All of the data below must be repeated exactly.

--

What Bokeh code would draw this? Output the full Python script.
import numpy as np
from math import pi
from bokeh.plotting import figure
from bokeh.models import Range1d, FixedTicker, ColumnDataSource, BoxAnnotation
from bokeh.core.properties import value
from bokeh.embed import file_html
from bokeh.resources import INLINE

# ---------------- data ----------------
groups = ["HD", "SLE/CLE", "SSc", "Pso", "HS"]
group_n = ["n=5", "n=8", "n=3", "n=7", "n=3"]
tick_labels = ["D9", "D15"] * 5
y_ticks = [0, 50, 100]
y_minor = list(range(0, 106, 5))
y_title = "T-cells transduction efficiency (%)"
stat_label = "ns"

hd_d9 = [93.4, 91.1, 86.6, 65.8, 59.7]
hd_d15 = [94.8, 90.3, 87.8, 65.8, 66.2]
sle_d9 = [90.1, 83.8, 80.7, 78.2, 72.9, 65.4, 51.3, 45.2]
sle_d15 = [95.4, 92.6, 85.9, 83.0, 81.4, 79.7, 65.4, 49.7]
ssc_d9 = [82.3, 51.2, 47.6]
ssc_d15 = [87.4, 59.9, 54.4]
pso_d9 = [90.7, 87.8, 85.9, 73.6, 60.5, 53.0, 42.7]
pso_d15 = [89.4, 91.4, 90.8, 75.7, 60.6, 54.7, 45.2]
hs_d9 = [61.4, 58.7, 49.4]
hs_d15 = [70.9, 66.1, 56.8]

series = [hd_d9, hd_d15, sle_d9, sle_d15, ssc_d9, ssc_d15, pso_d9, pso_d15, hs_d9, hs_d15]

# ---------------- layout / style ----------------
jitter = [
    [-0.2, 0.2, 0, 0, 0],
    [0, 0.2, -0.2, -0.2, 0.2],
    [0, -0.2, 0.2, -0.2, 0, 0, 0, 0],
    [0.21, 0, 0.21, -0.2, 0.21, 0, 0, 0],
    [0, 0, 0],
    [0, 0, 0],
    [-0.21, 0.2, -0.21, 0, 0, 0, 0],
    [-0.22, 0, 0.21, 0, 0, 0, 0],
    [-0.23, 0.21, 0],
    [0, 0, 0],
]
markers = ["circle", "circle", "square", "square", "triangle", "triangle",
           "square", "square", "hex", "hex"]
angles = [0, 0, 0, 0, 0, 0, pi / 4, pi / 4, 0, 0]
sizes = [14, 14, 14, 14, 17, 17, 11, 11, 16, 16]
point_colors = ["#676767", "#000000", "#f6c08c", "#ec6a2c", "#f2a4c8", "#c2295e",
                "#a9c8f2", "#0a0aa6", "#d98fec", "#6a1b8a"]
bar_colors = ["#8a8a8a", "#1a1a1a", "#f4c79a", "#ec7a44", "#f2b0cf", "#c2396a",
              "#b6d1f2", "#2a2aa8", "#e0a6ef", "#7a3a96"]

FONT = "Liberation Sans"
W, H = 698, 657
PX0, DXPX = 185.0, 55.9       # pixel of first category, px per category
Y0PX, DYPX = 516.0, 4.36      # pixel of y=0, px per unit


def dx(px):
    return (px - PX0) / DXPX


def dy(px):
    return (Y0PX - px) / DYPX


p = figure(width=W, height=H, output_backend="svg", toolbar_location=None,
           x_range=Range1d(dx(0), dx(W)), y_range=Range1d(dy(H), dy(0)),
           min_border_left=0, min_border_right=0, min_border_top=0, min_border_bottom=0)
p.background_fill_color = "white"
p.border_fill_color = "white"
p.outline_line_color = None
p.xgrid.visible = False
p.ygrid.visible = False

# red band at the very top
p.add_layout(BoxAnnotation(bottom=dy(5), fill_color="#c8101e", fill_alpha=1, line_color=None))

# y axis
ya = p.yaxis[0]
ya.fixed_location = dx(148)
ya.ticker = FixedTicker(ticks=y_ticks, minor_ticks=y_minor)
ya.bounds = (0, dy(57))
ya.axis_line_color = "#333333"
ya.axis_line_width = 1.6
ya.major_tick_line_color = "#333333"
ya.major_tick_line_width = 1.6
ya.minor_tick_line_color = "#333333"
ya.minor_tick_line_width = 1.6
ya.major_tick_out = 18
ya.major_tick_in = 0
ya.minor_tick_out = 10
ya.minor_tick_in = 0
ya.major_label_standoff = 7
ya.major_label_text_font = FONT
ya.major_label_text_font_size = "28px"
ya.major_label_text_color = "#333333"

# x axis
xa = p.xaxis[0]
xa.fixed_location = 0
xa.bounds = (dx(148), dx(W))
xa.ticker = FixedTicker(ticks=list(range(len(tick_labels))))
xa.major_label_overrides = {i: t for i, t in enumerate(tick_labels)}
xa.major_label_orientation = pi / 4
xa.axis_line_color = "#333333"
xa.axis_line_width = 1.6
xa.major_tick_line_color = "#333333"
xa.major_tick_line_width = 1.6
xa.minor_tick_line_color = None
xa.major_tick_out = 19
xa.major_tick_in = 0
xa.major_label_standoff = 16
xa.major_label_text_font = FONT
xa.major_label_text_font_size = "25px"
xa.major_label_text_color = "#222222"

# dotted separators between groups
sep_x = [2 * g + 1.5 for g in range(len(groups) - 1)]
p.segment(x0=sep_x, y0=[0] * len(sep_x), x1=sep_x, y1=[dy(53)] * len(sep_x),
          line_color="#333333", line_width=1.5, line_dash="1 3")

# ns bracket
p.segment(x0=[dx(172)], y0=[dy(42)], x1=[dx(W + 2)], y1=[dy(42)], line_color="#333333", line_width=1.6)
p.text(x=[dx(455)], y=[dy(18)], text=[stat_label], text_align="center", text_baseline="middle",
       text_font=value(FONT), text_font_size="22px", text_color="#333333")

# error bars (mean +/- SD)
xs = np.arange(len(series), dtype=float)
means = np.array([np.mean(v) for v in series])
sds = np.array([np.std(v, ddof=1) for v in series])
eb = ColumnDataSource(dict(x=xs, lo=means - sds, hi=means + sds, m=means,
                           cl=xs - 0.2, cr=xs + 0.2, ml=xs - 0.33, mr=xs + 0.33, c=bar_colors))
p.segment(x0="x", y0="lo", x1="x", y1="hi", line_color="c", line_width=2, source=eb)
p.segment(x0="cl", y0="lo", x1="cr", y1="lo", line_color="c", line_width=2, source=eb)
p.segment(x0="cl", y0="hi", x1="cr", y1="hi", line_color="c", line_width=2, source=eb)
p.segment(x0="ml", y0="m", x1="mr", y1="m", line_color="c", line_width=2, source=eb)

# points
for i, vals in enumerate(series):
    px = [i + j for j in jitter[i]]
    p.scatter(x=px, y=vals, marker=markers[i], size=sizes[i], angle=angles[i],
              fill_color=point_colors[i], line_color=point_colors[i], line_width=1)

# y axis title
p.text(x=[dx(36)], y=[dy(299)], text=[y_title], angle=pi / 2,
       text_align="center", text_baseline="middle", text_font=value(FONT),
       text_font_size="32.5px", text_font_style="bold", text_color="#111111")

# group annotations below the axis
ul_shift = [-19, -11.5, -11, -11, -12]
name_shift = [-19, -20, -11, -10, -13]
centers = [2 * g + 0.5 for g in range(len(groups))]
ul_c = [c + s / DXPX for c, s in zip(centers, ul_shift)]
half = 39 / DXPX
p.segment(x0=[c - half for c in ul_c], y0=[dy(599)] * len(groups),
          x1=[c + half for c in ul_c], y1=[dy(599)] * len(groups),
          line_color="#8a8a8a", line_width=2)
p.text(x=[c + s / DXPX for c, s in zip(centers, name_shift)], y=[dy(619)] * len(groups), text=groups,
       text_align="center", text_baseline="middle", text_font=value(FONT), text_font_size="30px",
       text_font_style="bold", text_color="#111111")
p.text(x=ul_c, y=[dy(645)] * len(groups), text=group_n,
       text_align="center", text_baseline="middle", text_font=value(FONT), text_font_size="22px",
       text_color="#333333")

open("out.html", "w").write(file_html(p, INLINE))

--

◆ **Task output**:
What Bokeh code would draw this? Output the full Python script.
import numpy as np
from math import pi
from bokeh.plotting import figure
from bokeh.models import Range1d, FixedTicker, ColumnDataSource, BoxAnnotation
from bokeh.core.properties import value
from bokeh.embed import file_html
from bokeh.resources import INLINE

# ---------------- data ----------------
groups = ["HD", "SLE/CLE", "SSc", "Pso", "HS"]
group_n = ["n=5", "n=8", "n=3", "n=7", "n=3"]
tick_labels = ["D9", "D15"] * 5
y_ticks = [0, 50, 100]
y_minor = list(range(0, 106, 5))
y_title = "T-cells transduction efficiency (%)"
stat_label = "ns"

hd_d9 = [93.4, 91.1, 86.6, 65.8, 59.7]
hd_d15 = [94.8, 90.3, 87.8, 65.8, 66.2]
sle_d9 = [90.1, 83.8, 80.7, 78.2, 72.9, 65.4, 51.3, 45.2]
sle_d15 = [95.4, 92.6, 85.9, 83.0, 81.4, 79.7, 65.4, 49.7]
ssc_d9 = [82.3, 51.2, 47.6]
ssc_d15 = [87.4, 59.9, 54.4]
pso_d9 = [90.7, 87.8, 85.9, 73.6, 60.5, 53.0, 42.7]
pso_d15 = [89.4, 91.4, 90.8, 75.7, 60.6, 54.7, 45.2]
hs_d9 = [61.4, 58.7, 49.4]
hs_d15 = [70.9, 66.1, 56.8]

series = [hd_d9, hd_d15, sle_d9, sle_d15, ssc_d9, ssc_d15, pso_d9, pso_d15, hs_d9, hs_d15]

# ---------------- layout / style ----------------
jitter = [
    [-0.2, 0.2, 0, 0, 0],
    [0, 0.2, -0.2, -0.2, 0.2],
    [0, -0.2, 0.2, -0.2, 0, 0, 0, 0],
    [0.21, 0, 0.21, -0.2, 0.21, 0, 0, 0],
    [0, 0, 0],
    [0, 0, 0],
    [-0.21, 0.2, -0.21, 0, 0, 0, 0],
    [-0.22, 0, 0.21, 0, 0, 0, 0],
    [-0.23, 0.21, 0],
    [0, 0, 0],
]
markers = ["circle", "circle", "square", "square", "triangle", "triangle",
           "square", "square", "hex", "hex"]
angles = [0, 0, 0, 0, 0, 0, pi / 4, pi / 4, 0, 0]
sizes = [14, 14, 14, 14, 17, 17, 11, 11, 16, 16]
point_colors = ["#676767", "#000000", "#f6c08c", "#ec6a2c", "#f2a4c8", "#c2295e",
                "#a9c8f2", "#0a0aa6", "#d98fec", "#6a1b8a"]
bar_colors = ["#8a8a8a", "#1a1a1a", "#f4c79a", "#ec7a44", "#f2b0cf", "#c2396a",
              "#b6d1f2", "#2a2aa8", "#e0a6ef", "#7a3a96"]

FONT = "Liberation Sans"
W, H = 698, 657
PX0, DXPX = 185.0, 55.9       # pixel of first category, px per category
Y0PX, DYPX = 516.0, 4.36      # pixel of y=0, px per unit


def dx(px):
    return (px - PX0) / DXPX


def dy(px):
    return (Y0PX - px) / DYPX


p = figure(width=W, height=H, output_backend="svg", toolbar_location=None,
           x_range=Range1d(dx(0), dx(W)), y_range=Range1d(dy(H), dy(0)),
           min_border_left=0, min_border_right=0, min_border_top=0, min_border_bottom=0)
p.background_fill_color = "white"
p.border_fill_color = "white"
p.outline_line_color = None
p.xgrid.visible = False
p.ygrid.visible = False

# red band at the very top
p.add_layout(BoxAnnotation(bottom=dy(5), fill_color="#c8101e", fill_alpha=1, line_color=None))

# y axis
ya = p.yaxis[0]
ya.fixed_location = dx(148)
ya.ticker = FixedTicker(ticks=y_ticks, minor_ticks=y_minor)
ya.bounds = (0, dy(57))
ya.axis_line_color = "#333333"
ya.axis_line_width = 1.6
ya.major_tick_line_color = "#333333"
ya.major_tick_line_width = 1.6
ya.minor_tick_line_color = "#333333"
ya.minor_tick_line_width = 1.6
ya.major_tick_out = 18
ya.major_tick_in = 0
ya.minor_tick_out = 10
ya.minor_tick_in = 0
ya.major_label_standoff = 7
ya.major_label_text_font = FONT
ya.major_label_text_font_size = "28px"
ya.major_label_text_color = "#333333"

# x axis
xa = p.xaxis[0]
xa.fixed_location = 0
xa.bounds = (dx(148), dx(W))
xa.ticker = FixedTicker(ticks=list(range(len(tick_labels))))
xa.major_label_overrides = {i: t for i, t in enumerate(tick_labels)}
xa.major_label_orientation = pi / 4
xa.axis_line_color = "#333333"
xa.axis_line_width = 1.6
xa.major_tick_line_color = "#333333"
xa.major_tick_line_width = 1.6
xa.minor_tick_line_color = None
xa.major_tick_out = 19
xa.major_tick_in = 0
xa.major_label_standoff = 16
xa.major_label_text_font = FONT
xa.major_label_text_font_size = "25px"
xa.major_label_text_color = "#222222"

# dotted separators between groups
sep_x = [2 * g + 1.5 for g in range(len(groups) - 1)]
p.segment(x0=sep_x, y0=[0] * len(sep_x), x1=sep_x, y1=[dy(53)] * len(sep_x),
          line_color="#333333", line_width=1.5, line_dash="1 3")

# ns bracket
p.segment(x0=[dx(172)], y0=[dy(42)], x1=[dx(W + 2)], y1=[dy(42)], line_color="#333333", line_width=1.6)
p.text(x=[dx(455)], y=[dy(18)], text=[stat_label], text_align="center", text_baseline="middle",
       text_font=value(FONT), text_font_size="22px", text_color="#333333")

# error bars (mean +/- SD)
xs = np.arange(len(series), dtype=float)
means = np.array([np.mean(v) for v in series])
sds = np.array([np.std(v, ddof=1) for v in series])
eb = ColumnDataSource(dict(x=xs, lo=means - sds, hi=means + sds, m=means,
                           cl=xs - 0.2, cr=xs + 0.2, ml=xs - 0.33, mr=xs + 0.33, c=bar_colors))
p.segment(x0="x", y0="lo", x1="x", y1="hi", line_color="c", line_width=2, source=eb)
p.segment(x0="cl", y0="lo", x1="cr", y1="lo", line_color="c", line_width=2, source=eb)
p.segment(x0="cl", y0="hi", x1="cr", y1="hi", line_color="c", line_width=2, source=eb)
p.segment(x0="ml", y0="m", x1="mr", y1="m", line_color="c", line_width=2, source=eb)

# points
for i, vals in enumerate(series):
    px = [i + j for j in jitter[i]]
    p.scatter(x=px, y=vals, marker=markers[i], size=sizes[i], angle=angles[i],
              fill_color=point_colors[i], line_color=point_colors[i], line_width=1)

# y axis title
p.text(x=[dx(36)], y=[dy(299)], text=[y_title], angle=pi / 2,
       text_align="center", text_baseline="middle", text_font=value(FONT),
       text_font_size="32.5px", text_font_style="bold", text_color="#111111")

# group annotations below the axis
ul_shift = [-19, -11.5, -11, -11, -12]
name_shift = [-19, -20, -11, -10, -13]
centers = [2 * g + 0.5 for g in range(len(groups))]
ul_c = [c + s / DXPX for c, s in zip(centers, ul_shift)]
half = 39 / DXPX
p.segment(x0=[c - half for c in ul_c], y0=[dy(599)] * len(groups),
          x1=[c + half for c in ul_c], y1=[dy(599)] * len(groups),
          line_color="#8a8a8a", line_width=2)
p.text(x=[c + s / DXPX for c, s in zip(centers, name_shift)], y=[dy(619)] * len(groups), text=groups,
       text_align="center", text_baseline="middle", text_font=value(FONT), text_font_size="30px",
       text_font_style="bold", text_color="#111111")
p.text(x=ul_c, y=[dy(645)] * len(groups), text=group_n,
       text_align="center", text_baseline="middle", text_font=value(FONT), text_font_size="22px",
       text_color="#333333")

open("out.html", "w").write(file_html(p, INLINE))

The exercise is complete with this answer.